TypeError when training Tensorflow Random Forest u

2019-09-16 19:09发布

问题:

I get a TypeError when attempting to train an Tensorflow Random Forest using TensorForestEstimator.

TypeError: Input 'input_data' of 'CountExtremelyRandomStats' Op has type float64 that does not match expected type of float32.

I've tried using Python 2.7 and Python 3, and I've tried using tf.cast() to put everything in float32 but it doesn't help. I have checked the data type on execution and it's float32. The problem doesn't seem to be the data I provide (csv of all floats), so I'm not sure where to go from here.

Any suggestions of things I can try would be much appreciated.

Code:

# Build an estimator.
def build_estimator(model_dir):
  params = tensor_forest.ForestHParams(
      num_classes=2, num_features=760,
      num_trees=FLAGS.num_trees, max_nodes=FLAGS.max_nodes)
  graph_builder_class = tensor_forest.RandomForestGraphs
  if FLAGS.use_training_loss:
    graph_builder_class = tensor_forest.TrainingLossForest
  # Use the SKCompat wrapper, which gives us a convenient way to split in-memory data into batches.
  return estimator.SKCompat(random_forest.TensorForestEstimator(params, graph_builder_class=graph_builder_class, model_dir=model_dir))


# Train and evaluate the model.
def train_and_eval():

  # load datasets
  training_set = pd.read_csv('/Users/carl/Dropbox/Docs/Python/randomforest_balanced_train.csv', dtype=np.float32, header=None)
  test_set = pd.read_csv('/Users/carl/Dropbox/Docs/Python/randomforest_balanced_test.csv', dtype=np.float32, header=None)

  print('###########')
  print(training_set.loc[:,1].dtype)  # this prints float32

  # load labels
  training_labels = pd.read_csv('/Users/carl/Dropbox/Docs/Python/randomforest_balanced_train_class.csv', dtype=np.int32, names=LABEL, header=None)
  test_labels = pd.read_csv('/Users/carl/Dropbox/Docs/Python/randomforest_balanced_test_class.csv', dtype=np.int32, names=LABEL, header=None)

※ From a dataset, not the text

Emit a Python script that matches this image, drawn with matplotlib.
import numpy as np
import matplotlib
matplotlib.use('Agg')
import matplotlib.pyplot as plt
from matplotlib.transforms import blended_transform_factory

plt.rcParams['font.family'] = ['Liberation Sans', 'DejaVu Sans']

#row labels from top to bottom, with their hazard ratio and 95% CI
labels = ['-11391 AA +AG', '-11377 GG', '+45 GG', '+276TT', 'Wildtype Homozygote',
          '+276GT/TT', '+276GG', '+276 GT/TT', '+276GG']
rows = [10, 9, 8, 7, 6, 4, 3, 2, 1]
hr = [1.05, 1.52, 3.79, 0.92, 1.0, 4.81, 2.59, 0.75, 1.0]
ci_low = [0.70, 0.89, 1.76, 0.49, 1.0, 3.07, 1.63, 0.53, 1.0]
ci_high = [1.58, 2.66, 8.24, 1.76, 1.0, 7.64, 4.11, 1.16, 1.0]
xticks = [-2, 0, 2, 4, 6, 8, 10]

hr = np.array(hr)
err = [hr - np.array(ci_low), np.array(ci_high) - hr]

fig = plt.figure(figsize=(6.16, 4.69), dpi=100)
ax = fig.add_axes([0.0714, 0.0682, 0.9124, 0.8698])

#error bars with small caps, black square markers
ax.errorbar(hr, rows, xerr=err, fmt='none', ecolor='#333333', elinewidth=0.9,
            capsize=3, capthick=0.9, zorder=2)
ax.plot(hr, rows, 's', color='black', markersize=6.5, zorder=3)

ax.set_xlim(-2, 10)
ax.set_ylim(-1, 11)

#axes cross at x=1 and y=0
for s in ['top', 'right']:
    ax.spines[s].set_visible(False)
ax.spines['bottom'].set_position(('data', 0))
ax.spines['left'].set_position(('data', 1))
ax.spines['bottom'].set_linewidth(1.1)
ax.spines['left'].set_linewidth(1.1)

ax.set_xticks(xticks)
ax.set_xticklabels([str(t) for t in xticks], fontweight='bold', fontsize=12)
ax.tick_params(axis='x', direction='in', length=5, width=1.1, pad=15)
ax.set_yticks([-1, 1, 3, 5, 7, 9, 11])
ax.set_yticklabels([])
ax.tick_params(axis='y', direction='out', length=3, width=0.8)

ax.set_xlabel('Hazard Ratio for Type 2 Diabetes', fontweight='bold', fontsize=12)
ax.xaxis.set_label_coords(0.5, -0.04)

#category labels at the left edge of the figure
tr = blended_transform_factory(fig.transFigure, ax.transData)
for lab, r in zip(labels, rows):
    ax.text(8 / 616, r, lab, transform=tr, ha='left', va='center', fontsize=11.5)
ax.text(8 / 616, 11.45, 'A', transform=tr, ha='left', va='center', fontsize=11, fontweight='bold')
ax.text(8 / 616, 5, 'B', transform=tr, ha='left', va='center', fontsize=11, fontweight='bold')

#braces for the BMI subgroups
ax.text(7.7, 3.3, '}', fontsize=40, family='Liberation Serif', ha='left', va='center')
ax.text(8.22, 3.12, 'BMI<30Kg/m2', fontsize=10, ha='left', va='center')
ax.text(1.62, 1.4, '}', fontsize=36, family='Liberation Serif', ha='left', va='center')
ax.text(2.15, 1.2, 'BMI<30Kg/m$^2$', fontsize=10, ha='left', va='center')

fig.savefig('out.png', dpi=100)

  # define the path where the model will be stored - default is current directory
  model_dir = tempfile.mkdtemp() if not FLAGS.model_dir else FLAGS.model_dir
  print('model directory = %s' % model_dir)

  # build the random forest estimator
  est = build_estimator(model_dir)

  tf.cast(training_set, tf.float32) #error occurs with/without casts
  tf.cast(test_set, tf.float32)
  # train the forest to fit the training data
  est.fit(x=training_set, y=training_labels)  #this line throws the error

回答1:

You are using tf.cast in incorrect manner

tf.cast(training_set, tf.float32) #error occurs with/without casts

should be

training_set = tf.cast(training_set, tf.float32)

tf.cast is not in-place method, it is a tensor flow op, as any other operation, and needs to be assigned and run.